1) With anything near your net worth, working is optional and with market moves you're talking about the difference between having a metric shit-ton of stuff and merely a whole shitload of stuff.
1.a It's just stuff you're worried about.
1.b The value that Mr. Market would pay for your investments will vary 10% or more from month to month and this is normal.
2) Putting $130k in a money market account as a lump sum way of paying for the next 2 years' living expenses seems like an inefficient way of doing things. Do you have bond coupons, dividends, interest, etc. that you could live off of and keep the $130k invested, even if in something safe? Or could you sell investments monthly or biweekly rather than making these huge lump sum moves and holding so much in cash? If you maintain the practice of holding this much cash in MM accounts that pay next to nothing, your underperformance could add up to hundreds of thousands of dollars over a couple of decades. This is the silent market crash nobody talks about - all the money rotting in checking and money market accounts year after year. Worst of all, you don't escape being forced to sell investments this way because you still have to replenish the 2 years living expenses fund every year.

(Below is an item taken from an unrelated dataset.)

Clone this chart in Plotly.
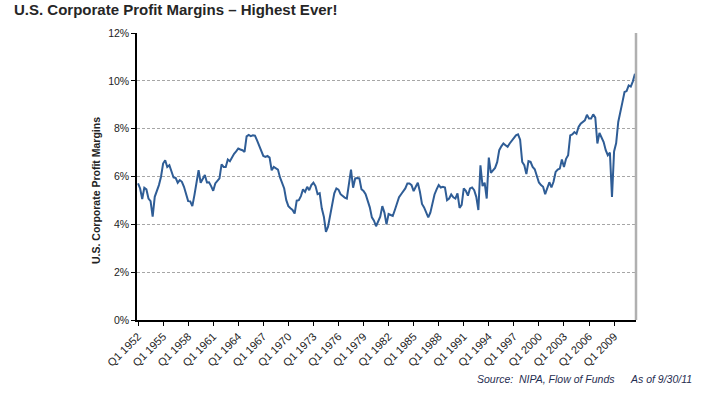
import plotly.graph_objects as go

# ---- data (percent of sales), quarterly Q1 1952 .. Q3 2011 ----
years = list(range(1952, 2012))
quarter_labels = [f"Q{q} {y}" for y in years for q in (1, 2, 3, 4)]

margins_1952_1963 = [5.71, 5.5, 5.06, 5.53, 5.46, 5.08, 4.97, 4.32, 5.15, 5.4, 5.64, 5.99,
                     6.54, 6.68, 6.4, 6.47, 6.19, 5.96, 5.94, 5.74, 5.85, 5.78, 5.57, 5.26,
                     4.97, 4.96, 4.76, 5.22, 5.78, 6.26, 5.74, 5.88, 6.06, 5.75, 5.76, 5.6,
                     5.4, 5.71, 5.8, 5.92, 6.51, 6.4, 6.4, 6.71, 6.64, 6.82, 6.95, 7.05]
margins_1964_1975 = [7.17, 7.13, 7.1, 7.03, 7.68, 7.74, 7.69, 7.72, 7.71, 7.51, 7.27, 7.03,
                     6.86, 6.82, 6.86, 6.79, 6.26, 6.4, 6.33, 6.29, 5.96, 5.71, 5.5, 5.01,
                     4.76, 4.67, 4.6, 4.45, 4.99, 5.01, 5.18, 5.46, 5.36, 5.57, 5.43, 5.64,
                     5.74, 5.6, 5.26, 5.3, 4.67, 4.32, 3.69, 3.9, 4.32, 4.88, 5.3, 5.5]
margins_1976_1987 = [5.45, 5.26, 5.18, 5.12, 5.08, 5.78, 6.29, 5.53, 5.92, 5.94, 5.92, 5.47,
                     5.4, 5.26, 5.01, 4.71, 4.29, 4.15, 3.92, 4.13, 4.32, 4.76, 4.49, 4.0,
                     4.43, 4.39, 4.35, 4.6, 4.88, 5.13, 5.26, 5.36, 5.5, 5.71, 5.71, 5.64,
                     5.39, 5.57, 5.74, 5.36, 4.85, 4.71, 4.53, 4.29, 4.49, 4.88, 5.25, 5.46]
margins_1988_1999 = [5.64, 5.54, 5.57, 5.54, 5.01, 5.08, 5.25, 5.13, 5.08, 5.29, 4.69, 4.81,
                     5.5, 5.4, 5.2, 5.5, 5.54, 5.43, 5.15, 4.6, 6.47, 5.6, 5.74, 5.08,
                     6.79, 6.15, 6.26, 6.36, 6.6, 7.1, 7.26, 7.38, 7.31, 7.24, 7.38, 7.51,
                     7.61, 7.72, 7.76, 7.54, 6.61, 6.47, 6.1, 6.64, 6.61, 6.4, 6.3, 6.05]
margins_2000_2011 = [5.75, 5.64, 5.57, 5.26, 5.5, 5.76, 5.54, 5.78, 6.19, 6.29, 6.33, 6.71,
                     6.4, 6.74, 6.89, 7.72, 7.76, 7.86, 7.79, 8.07, 8.21, 8.28, 8.35, 8.58,
                     8.42, 8.42, 8.6, 8.46, 7.38, 7.82, 7.65, 7.44, 7.1, 6.89, 7.0, 5.15,
                     7.05, 7.4, 8.28, 8.76, 9.11, 9.53, 9.57, 9.81, 9.76, 9.98, 10.3]

margins = margins_1952_1963 + margins_1964_1975 + margins_1976_1987 + margins_1988_1999 + margins_2000_2011
quarters = quarter_labels[:len(margins)]
tick_labels = quarters[::12]
y_ticks = [0, 2, 4, 6, 8, 10, 12]

FONT = "Arial, Liberation Sans, sans-serif"

fig = go.Figure()
fig.add_trace(go.Scatter(
    x=quarters, y=margins, mode="lines",
    line=dict(color="#2f5d96", width=2),
    hoverinfo="x+y",
))

fig.update_layout(
    width=705, height=397,
    margin=dict(l=137, r=69, t=33, b=77),
    paper_bgcolor="white", plot_bgcolor="white",
    showlegend=False,
    font=dict(family=FONT, color="#222222"),
    title=dict(text="<b>U.S. Corporate Profit Margins – Highest Ever!</b>",
               xref="container", yref="container",
               x=14 / 705, xanchor="left", y=1 - 10 / 397, yanchor="middle",
               font=dict(size=15, color="#262626", family=FONT)),
)

fig.update_xaxes(
    type="category", categoryorder="array", categoryarray=quarters,
    range=[-0.5, len(quarters) - 0.5],
    tickmode="array", tickvals=tick_labels, ticktext=tick_labels,
    tickangle=-45, tickfont=dict(size=11, color="#222222"),
    showgrid=False, zeroline=False,
    showline=True, linecolor="black", linewidth=1.5,
    ticks="outside", ticklen=4, tickcolor="black", tickwidth=1,
)
fig.update_yaxes(
    range=[0, 12], tickmode="array", tickvals=y_ticks,
    ticktext=[f"{v}%" for v in y_ticks],
    tickfont=dict(size=10.5, color="#222222"),
    showgrid=True, gridcolor="#a6a6a6", griddash="3px,2px", gridwidth=1,
    zeroline=False,
    showline=True, linecolor="black", linewidth=1.5,
    ticks="outside", ticklen=4, tickcolor="black", tickwidth=1,
)

# right border of plot area (gray)
fig.add_shape(type="line", xref="paper", yref="paper", x0=1, x1=1, y0=0, y1=1,
              line=dict(color="#b0b0b0", width=2.5))

# y-axis title
fig.add_annotation(text="<b>U.S. Corporate Profit Margins</b>", textangle=-90,
                   xref="paper", yref="paper", x=-41 / 499, y=(320 - 191) / 287,
                   xanchor="center", yanchor="middle", showarrow=False,
                   font=dict(size=10.5, color="#222222", family=FONT))

# source notes
fig.add_annotation(text="<i>Source:\u00a0\u00a0NIPA, Flow of Funds</i>",
                   xref="paper", yref="paper", x=(617 - 137) / 499, y=(320 - 379) / 287,
                   xanchor="right", yanchor="middle", showarrow=False,
                   font=dict(size=10.5, color="#1f2d50", family=FONT))
fig.add_annotation(text="<i>As of 9/30/11</i>",
                   xref="paper", yref="paper", x=(694 - 137) / 499, y=(320 - 379) / 287,
                   xanchor="right", yanchor="middle", showarrow=False,
                   font=dict(size=10.5, color="#1f2d50", family=FONT))

fig.write_html("out.html", config={"displayModeBar": False},
               post_script="document.body.style.margin='0';document.body.style.overflow='hidden';")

3) Do you remember January of this year when a bigger move occurred, a bunch of people sold out at the bottom, and a recovery occurred within a few months? What if the same occurred in the next few months? Look at a 10 year stock chart and compare the size of the dips.
4) Have you calculated a FIRE number and are you still above it?
5) Have you calculated the expected future earnings of your portfolio? That is, how much EPS each equity share contributes and how much yield each fixed income investment pays? This is a much more comforting and IMO more accurate way of looking at the sustainability of your portfolio, as compared to a "FIRE number" which is based on wildly fluctuating market prices.